### GIVEN INSTRUCTION
Gather from the material every line that contains the string "this".
## Begin
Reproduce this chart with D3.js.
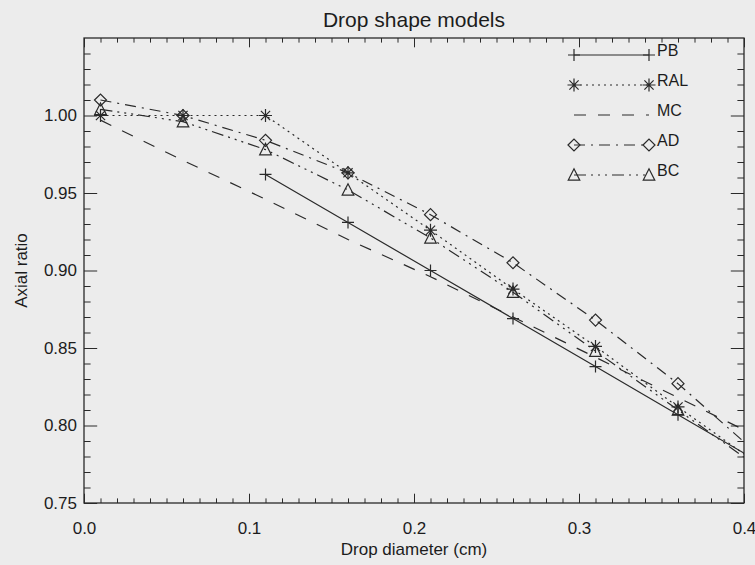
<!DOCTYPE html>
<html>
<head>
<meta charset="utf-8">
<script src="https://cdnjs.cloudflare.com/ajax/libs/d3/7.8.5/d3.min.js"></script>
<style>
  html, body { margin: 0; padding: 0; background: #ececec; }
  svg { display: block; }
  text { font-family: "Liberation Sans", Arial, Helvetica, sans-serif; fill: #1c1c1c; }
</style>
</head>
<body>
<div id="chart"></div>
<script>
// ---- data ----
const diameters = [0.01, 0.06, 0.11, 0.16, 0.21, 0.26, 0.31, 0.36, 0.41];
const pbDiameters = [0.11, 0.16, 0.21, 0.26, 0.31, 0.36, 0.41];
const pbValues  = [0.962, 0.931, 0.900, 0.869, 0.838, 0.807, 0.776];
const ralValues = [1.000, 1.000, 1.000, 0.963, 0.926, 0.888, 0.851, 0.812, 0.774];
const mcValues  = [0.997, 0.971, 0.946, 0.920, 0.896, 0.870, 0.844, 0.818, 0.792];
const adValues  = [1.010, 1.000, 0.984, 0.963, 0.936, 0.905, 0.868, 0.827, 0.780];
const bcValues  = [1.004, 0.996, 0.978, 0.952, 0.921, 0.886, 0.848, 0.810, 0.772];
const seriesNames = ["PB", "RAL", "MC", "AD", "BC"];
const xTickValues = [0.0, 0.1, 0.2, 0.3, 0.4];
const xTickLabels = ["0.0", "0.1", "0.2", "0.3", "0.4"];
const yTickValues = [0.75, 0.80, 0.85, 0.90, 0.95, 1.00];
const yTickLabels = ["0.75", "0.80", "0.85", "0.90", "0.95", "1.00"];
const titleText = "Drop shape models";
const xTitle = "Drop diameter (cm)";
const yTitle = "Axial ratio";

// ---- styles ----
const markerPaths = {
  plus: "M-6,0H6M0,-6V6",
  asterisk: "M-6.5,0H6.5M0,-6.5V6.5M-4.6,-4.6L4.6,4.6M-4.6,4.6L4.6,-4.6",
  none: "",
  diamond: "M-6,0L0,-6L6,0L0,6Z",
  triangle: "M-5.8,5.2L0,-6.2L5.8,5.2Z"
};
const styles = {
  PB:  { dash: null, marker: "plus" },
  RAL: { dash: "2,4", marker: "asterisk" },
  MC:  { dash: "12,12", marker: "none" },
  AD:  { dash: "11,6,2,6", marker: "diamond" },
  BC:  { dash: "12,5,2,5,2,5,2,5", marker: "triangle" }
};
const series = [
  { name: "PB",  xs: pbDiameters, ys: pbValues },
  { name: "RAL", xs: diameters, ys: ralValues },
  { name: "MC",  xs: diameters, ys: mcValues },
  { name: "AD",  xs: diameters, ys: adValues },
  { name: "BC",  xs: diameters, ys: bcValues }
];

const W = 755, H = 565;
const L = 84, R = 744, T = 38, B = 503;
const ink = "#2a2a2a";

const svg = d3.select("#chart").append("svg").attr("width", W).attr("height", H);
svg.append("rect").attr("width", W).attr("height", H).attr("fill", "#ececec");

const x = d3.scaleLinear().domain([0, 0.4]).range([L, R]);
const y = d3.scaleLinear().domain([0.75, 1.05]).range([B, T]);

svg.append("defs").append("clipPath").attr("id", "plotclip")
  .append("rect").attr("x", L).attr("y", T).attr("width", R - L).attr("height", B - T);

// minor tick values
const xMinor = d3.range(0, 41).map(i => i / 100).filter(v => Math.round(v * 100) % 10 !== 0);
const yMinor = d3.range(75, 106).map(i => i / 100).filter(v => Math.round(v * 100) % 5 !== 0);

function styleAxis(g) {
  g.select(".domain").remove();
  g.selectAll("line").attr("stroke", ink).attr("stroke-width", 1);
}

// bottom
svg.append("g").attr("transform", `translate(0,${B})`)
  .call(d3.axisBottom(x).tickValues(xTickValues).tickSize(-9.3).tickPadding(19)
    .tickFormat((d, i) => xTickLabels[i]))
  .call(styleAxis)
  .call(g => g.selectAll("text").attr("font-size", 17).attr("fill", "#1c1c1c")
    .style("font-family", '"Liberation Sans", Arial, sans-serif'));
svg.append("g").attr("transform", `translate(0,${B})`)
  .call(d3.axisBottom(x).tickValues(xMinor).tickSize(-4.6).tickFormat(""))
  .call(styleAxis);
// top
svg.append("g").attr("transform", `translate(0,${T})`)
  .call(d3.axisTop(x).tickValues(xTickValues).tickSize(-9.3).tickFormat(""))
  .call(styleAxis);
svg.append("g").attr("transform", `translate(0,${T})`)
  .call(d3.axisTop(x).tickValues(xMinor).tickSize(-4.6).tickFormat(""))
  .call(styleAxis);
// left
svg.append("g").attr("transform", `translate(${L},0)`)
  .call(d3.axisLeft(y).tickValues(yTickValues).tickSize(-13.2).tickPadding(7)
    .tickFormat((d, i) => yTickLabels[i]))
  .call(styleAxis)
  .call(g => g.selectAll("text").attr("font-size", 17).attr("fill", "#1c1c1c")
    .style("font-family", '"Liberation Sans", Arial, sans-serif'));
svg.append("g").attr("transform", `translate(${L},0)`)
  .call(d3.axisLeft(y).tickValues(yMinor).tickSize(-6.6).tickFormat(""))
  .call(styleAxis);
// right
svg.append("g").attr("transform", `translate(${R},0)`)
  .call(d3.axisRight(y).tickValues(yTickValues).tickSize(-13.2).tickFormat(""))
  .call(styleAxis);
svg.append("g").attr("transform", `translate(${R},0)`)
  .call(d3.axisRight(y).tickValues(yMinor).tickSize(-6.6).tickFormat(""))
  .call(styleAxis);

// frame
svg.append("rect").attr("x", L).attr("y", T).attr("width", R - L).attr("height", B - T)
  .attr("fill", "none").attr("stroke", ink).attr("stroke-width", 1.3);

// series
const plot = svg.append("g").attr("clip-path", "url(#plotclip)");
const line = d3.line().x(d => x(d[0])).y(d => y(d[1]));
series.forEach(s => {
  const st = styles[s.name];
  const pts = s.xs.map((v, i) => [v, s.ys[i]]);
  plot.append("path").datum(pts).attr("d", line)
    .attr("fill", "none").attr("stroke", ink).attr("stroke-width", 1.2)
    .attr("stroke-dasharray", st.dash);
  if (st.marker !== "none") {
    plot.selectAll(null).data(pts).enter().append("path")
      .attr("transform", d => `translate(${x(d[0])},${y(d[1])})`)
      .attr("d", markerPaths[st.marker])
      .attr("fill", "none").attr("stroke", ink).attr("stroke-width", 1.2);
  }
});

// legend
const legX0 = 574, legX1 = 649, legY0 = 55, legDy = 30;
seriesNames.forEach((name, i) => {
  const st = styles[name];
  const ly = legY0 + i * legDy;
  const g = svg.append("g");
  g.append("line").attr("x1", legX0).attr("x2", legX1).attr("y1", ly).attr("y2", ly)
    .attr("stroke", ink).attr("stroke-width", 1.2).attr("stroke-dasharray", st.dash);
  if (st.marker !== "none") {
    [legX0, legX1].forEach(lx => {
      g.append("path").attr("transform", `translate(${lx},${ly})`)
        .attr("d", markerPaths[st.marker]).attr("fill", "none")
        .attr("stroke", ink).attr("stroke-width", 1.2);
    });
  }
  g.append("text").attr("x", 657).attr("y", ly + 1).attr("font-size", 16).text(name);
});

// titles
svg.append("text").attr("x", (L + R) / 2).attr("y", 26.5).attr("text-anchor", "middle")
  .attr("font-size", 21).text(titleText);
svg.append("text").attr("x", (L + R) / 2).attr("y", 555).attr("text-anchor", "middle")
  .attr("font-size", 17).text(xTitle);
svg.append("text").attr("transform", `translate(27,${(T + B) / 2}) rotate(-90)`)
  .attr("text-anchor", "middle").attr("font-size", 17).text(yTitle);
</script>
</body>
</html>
## End
## Begin
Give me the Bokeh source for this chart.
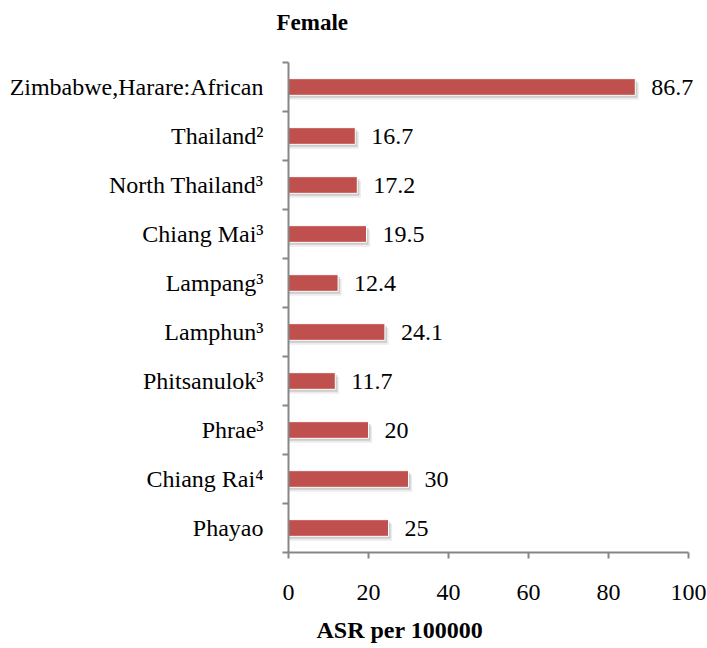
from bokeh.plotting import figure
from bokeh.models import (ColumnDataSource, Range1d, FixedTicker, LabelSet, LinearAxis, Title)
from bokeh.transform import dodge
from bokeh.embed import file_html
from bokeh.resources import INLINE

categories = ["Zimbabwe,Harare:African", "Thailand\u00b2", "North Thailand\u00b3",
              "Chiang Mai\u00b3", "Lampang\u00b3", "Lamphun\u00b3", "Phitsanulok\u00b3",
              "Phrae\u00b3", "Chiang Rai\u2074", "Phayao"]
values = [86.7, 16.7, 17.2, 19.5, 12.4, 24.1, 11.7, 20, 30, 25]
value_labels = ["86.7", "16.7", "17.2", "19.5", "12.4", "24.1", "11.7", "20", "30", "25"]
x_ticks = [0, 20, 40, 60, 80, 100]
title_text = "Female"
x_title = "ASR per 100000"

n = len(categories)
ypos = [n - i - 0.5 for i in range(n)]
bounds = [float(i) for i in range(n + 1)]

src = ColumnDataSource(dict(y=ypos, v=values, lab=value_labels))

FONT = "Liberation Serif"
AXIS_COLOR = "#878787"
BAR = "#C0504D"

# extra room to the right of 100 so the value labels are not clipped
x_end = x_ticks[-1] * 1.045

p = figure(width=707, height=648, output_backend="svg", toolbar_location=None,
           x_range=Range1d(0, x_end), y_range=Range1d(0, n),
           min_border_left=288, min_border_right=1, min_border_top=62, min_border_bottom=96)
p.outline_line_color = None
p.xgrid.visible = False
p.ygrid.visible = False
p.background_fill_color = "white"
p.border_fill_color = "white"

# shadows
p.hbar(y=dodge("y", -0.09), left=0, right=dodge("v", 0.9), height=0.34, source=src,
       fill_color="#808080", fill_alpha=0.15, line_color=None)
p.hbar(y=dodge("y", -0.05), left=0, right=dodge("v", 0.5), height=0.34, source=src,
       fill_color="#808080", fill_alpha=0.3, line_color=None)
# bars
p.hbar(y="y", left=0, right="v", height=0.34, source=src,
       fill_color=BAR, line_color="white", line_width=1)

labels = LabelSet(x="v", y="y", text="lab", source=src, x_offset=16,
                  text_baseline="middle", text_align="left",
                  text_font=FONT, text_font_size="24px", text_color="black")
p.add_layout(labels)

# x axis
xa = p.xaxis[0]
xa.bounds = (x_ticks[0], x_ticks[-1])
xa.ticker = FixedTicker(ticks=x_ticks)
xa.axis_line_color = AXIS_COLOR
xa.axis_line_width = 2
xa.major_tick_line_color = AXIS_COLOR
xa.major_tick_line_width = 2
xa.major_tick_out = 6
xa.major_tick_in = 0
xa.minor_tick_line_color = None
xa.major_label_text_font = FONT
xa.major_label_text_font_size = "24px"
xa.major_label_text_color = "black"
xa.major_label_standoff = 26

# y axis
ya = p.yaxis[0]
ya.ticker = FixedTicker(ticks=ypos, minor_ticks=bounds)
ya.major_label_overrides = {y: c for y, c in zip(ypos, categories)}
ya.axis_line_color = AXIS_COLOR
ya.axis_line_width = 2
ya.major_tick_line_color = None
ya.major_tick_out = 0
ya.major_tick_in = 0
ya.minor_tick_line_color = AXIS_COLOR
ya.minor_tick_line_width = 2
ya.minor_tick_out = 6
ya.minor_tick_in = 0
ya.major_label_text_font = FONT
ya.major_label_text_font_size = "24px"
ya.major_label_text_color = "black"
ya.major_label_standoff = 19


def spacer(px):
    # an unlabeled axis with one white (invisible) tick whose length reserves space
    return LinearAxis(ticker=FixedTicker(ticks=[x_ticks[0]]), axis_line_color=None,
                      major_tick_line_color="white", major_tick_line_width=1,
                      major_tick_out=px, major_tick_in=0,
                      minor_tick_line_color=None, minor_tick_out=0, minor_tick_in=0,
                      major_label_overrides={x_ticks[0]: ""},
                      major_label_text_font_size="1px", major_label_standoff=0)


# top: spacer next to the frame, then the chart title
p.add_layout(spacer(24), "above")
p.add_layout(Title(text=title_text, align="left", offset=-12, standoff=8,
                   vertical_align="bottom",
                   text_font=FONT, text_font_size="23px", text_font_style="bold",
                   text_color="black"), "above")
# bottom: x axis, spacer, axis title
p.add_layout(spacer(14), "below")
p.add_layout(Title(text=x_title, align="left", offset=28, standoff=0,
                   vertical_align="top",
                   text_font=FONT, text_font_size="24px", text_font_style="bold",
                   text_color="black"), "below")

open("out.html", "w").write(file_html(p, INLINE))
## End
### FULL OUTPUT
Reproduce this chart with D3.js.
Give me the Bokeh source for this chart.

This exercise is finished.